Let's say you use your own-run web server on your own machine (home likely for an individual, at the office for a small business), and https and/or a vpn between the phone and the server. Potentially all the way to a remote desktop or SSH to command line app. Let's compare:
> Privacy
For phone-hosted: threats of phone image screening, repair tech access, checkpoint demands, security bugs. For server-hosted: mostly just security bugs and working around phone cache.
> reliability and predictability
For phone-hosted: you'll never have all your data, you are constantly dependant on apps tradeoffs or outright availability (even my train schedule app stopped supporting my phone OS, amazing), phone theft or broken or other loss. For server-hosted: All your data, apps you control, always able to write your own additional tool and deploy whenever you want, reliable backups, against rare no network access.
> wanting to avoid setting up accounts
For phone-hosted: Indeed more and more difficult to deploy your own apps (because accounts and hoops to jump). For server-hosted: what accounts? My server my accounts. You rarely need something like an additional remote server (which even then would be less constrained than a phone developer account - and probably cheaper.)

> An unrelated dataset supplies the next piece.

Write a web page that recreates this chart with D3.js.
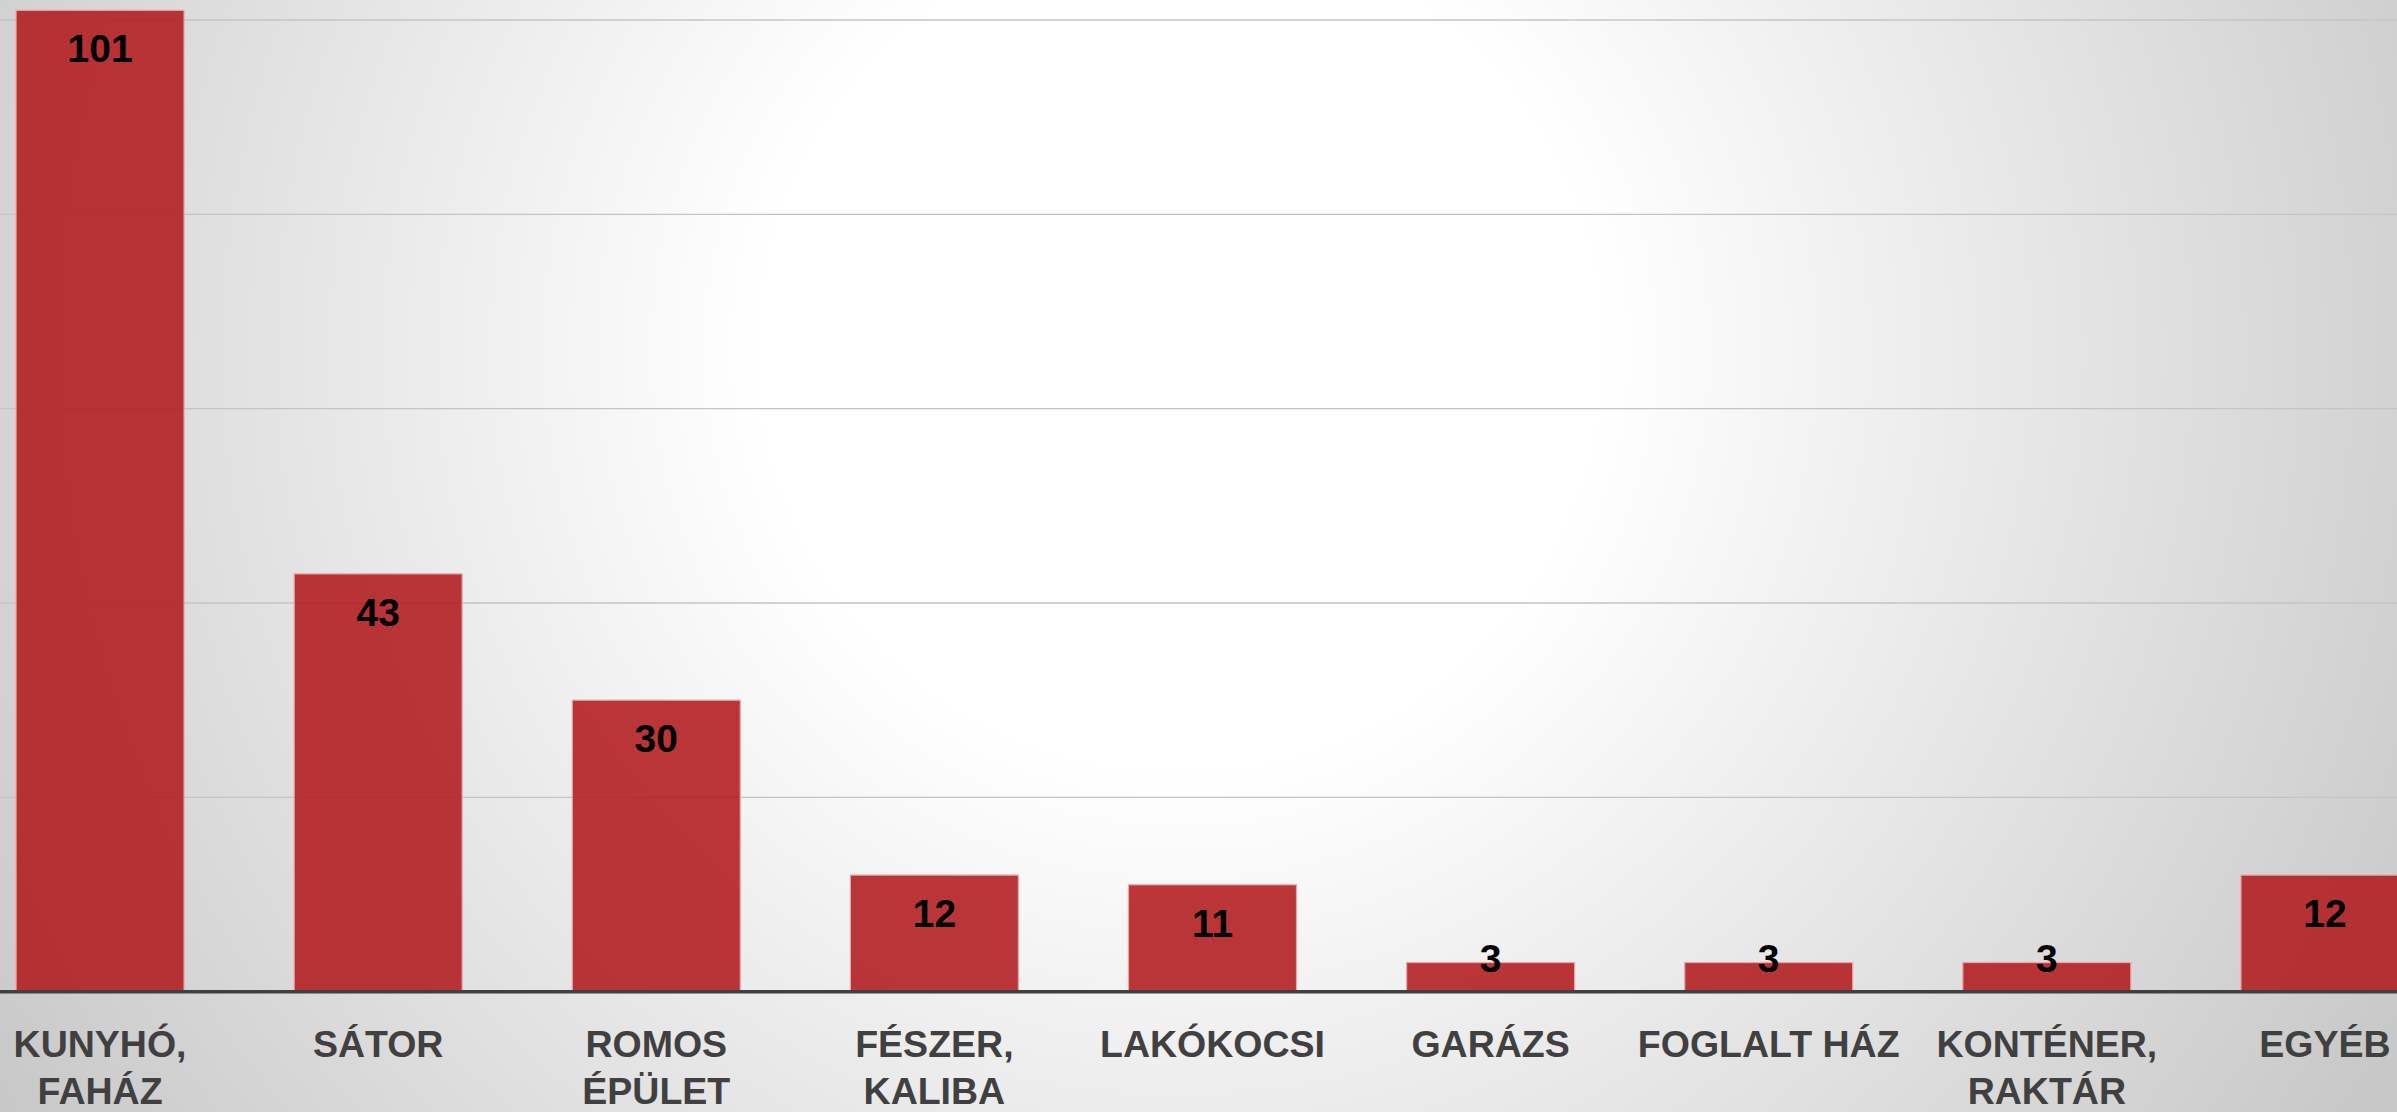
<!DOCTYPE html>
<html lang="hu">

<head>
    <meta charset="UTF-8">
    <title>Lakhatás típusa</title>
    <script src="https://d3js.org/d3.v7.min.js"></script>
    <style>
        html, body {
            margin: 0;
            padding: 0;
            overflow: hidden;
        }

        svg {
            display: block;
        }

        .grid line {
            stroke: #c4c4c4;
            stroke-width: 1.3;
        }

        .bar {
            fill: rgb(177, 26, 28);
            fill-opacity: 0.88;
            stroke: #eaa6a6;
            stroke-width: 1.2;
        }

        .value {
            font-family: "Liberation Sans", Arial, sans-serif;
            font-weight: bold;
            font-size: 39px;
            fill: #000;
            text-anchor: middle;
        }

        .cat {
            font-family: "Liberation Sans", Arial, sans-serif;
            font-weight: bold;
            font-size: 37.5px;
            fill: #404040;
            text-anchor: middle;
        }
    </style>
</head>

<body>
    <div id="chart"></div>

    <script>
        // adatok
        const categories = ["KUNYHÓ, FAHÁZ", "SÁTOR", "ROMOS ÉPÜLET", "FÉSZER, KALIBA", "LAKÓKOCSI",
            "GARÁZS", "FOGLALT HÁZ", "KONTÉNER, RAKTÁR", "EGYÉB"];
        // sortörés a kategória címkékben
        const categoryLines = [["KUNYHÓ,", "FAHÁZ"], ["SÁTOR"], ["ROMOS", "ÉPÜLET"], ["FÉSZER,", "KALIBA"],
            ["LAKÓKOCSI"], ["GARÁZS"], ["FOGLALT HÁZ"], ["KONTÉNER,", "RAKTÁR"], ["EGYÉB"]];
        const values = [101, 43, 30, 12, 11, 3, 3, 3, 12];
        const gridTicks = [20, 40, 60, 80, 100];

        const width = 2397;
        const height = 1112;

        const svg = d3.select("#chart")
            .append("svg")
            .attr("width", width)
            .attr("height", height);

        // háttér: világos közép, szürke szélek
        const grad = svg.append("defs")
            .append("radialGradient")
            .attr("id", "bg")
            .attr("gradientUnits", "userSpaceOnUse")
            .attr("cx", 1180)
            .attr("cy", 350)
            .attr("r", 1400);
        grad.append("stop").attr("offset", "0").attr("stop-color", "#ffffff");
        grad.append("stop").attr("offset", "0.3").attr("stop-color", "#ffffff");
        grad.append("stop").attr("offset", "1").attr("stop-color", "#c8c8c8");

        svg.append("rect")
            .attr("width", width)
            .attr("height", height)
            .attr("fill", "url(#bg)");

        // a diagram balra kilóg a képből
        const x = d3.scaleBand()
            .domain(categories)
            .range([-39, 2464])
            .paddingInner(0.396)
            .paddingOuter(0.198);

        const y = d3.scaleLinear()
            .domain([0, 100])
            .range([991.7, 20]);

        // rácsvonalak
        svg.append("g")
            .attr("class", "grid")
            .selectAll("line")
            .data(gridTicks)
            .join("line")
            .attr("x1", 0)
            .attr("x2", width)
            .attr("y1", d => y(d))
            .attr("y2", d => y(d));

        // oszlopok
        svg.append("g")
            .selectAll("rect")
            .data(values)
            .join("rect")
            .attr("class", "bar")
            .attr("x", (d, i) => x(categories[i]))
            .attr("width", x.bandwidth())
            .attr("y", d => y(d))
            .attr("height", d => y(0) - y(d));

        // tengelyvonal
        svg.append("line")
            .attr("x1", 0)
            .attr("x2", width)
            .attr("y1", y(0))
            .attr("y2", y(0))
            .attr("stroke", "#404040")
            .attr("stroke-width", 3.5);

        // értékcímkék (alacsony oszlopnál feljebb tolva)
        svg.append("g")
            .selectAll("text")
            .data(values)
            .join("text")
            .attr("class", "value")
            .attr("x", (d, i) => x(categories[i]) + x.bandwidth() / 2)
            .attr("y", d => Math.min(y(d) + 38, y(0) - 34))
            .attr("dy", "0.36em")
            .text(d => d);

        // kategória címkék
        const labels = svg.append("g")
            .selectAll("text")
            .data(categories)
            .join("text")
            .attr("class", "cat")
            .attr("x", d => x(d) + x.bandwidth() / 2)
            .attr("y", 1057);

        labels.selectAll("tspan")
            .data((d, i) => categoryLines[i])
            .join("tspan")
            .attr("x", function () { return d3.select(this.parentNode).attr("x"); })
            .attr("dy", (d, i) => i === 0 ? 0 : 47)
            .text(d => d);
    </script>
</body>

</html>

> space (you didn't mention this one)
Server-hosted is much cheaper space than on the phone (at the tradeoff of transfer speed).
> development hurdles (you didn't mention this one)

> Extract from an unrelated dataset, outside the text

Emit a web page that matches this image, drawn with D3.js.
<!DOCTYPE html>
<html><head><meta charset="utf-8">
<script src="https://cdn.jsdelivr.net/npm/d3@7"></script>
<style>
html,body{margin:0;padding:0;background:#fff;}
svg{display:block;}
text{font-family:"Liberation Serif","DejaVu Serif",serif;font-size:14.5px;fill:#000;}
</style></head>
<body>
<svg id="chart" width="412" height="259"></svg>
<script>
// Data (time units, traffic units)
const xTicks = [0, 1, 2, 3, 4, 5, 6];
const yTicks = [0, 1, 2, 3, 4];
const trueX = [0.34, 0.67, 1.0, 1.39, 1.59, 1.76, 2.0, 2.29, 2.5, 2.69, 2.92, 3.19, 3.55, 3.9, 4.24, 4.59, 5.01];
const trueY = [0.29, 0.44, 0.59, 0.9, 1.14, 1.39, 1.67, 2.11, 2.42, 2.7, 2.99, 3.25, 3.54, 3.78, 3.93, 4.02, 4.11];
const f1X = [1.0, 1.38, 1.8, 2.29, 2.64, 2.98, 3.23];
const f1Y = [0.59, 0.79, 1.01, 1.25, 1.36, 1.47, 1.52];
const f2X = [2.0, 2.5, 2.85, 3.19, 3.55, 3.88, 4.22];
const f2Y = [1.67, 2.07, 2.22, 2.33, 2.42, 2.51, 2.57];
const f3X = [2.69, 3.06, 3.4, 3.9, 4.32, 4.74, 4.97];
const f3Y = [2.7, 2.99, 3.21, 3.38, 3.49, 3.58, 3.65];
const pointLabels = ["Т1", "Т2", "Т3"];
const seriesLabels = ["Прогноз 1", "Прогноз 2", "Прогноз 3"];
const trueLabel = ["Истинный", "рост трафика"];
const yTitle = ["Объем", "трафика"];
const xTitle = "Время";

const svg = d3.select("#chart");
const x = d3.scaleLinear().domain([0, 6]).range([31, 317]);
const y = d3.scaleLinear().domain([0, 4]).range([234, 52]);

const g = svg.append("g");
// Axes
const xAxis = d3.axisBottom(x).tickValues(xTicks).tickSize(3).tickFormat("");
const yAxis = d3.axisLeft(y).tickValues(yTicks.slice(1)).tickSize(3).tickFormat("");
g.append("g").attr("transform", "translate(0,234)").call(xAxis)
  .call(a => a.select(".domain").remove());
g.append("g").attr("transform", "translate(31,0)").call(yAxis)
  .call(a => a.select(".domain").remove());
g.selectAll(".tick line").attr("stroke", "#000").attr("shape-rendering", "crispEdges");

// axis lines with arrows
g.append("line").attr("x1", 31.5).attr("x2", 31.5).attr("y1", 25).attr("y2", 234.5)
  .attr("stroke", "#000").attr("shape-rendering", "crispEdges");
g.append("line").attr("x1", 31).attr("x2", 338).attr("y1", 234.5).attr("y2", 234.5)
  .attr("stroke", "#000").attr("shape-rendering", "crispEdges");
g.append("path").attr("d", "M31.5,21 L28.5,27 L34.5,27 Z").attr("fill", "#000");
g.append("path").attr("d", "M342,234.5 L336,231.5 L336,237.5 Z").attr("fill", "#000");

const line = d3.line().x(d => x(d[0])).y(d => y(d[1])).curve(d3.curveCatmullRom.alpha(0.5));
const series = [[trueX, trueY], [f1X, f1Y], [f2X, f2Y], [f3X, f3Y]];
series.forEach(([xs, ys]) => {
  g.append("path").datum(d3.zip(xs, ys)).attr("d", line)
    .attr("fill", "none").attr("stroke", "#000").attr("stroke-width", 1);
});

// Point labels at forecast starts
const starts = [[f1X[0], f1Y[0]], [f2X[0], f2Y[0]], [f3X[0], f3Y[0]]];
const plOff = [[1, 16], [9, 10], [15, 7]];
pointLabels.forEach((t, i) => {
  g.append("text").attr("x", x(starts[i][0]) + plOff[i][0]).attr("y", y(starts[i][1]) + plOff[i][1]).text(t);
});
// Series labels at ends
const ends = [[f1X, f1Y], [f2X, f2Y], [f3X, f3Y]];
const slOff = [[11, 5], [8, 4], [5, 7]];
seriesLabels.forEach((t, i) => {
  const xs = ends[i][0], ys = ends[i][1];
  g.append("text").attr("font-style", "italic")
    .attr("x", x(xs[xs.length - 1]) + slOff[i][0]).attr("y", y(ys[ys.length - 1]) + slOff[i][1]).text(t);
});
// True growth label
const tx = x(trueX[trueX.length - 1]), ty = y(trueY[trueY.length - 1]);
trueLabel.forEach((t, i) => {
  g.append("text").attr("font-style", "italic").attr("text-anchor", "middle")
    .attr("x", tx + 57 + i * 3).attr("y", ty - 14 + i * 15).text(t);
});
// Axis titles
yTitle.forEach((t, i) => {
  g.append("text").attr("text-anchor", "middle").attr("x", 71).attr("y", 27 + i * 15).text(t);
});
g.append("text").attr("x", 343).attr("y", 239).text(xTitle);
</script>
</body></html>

Gone! Free as the wind! Whatever tool, whatever "pratices", no gatekeepers, update when you want either standard software or your own - or postpone updates when the situation demands. Absurdly simpler development. All yours.
So anyway, my point is that the original attractiveness of hosting a private-data personal app on the phone has changed. (1) that has been made harder - and less private, while (2) access of your home server has become MUCH better.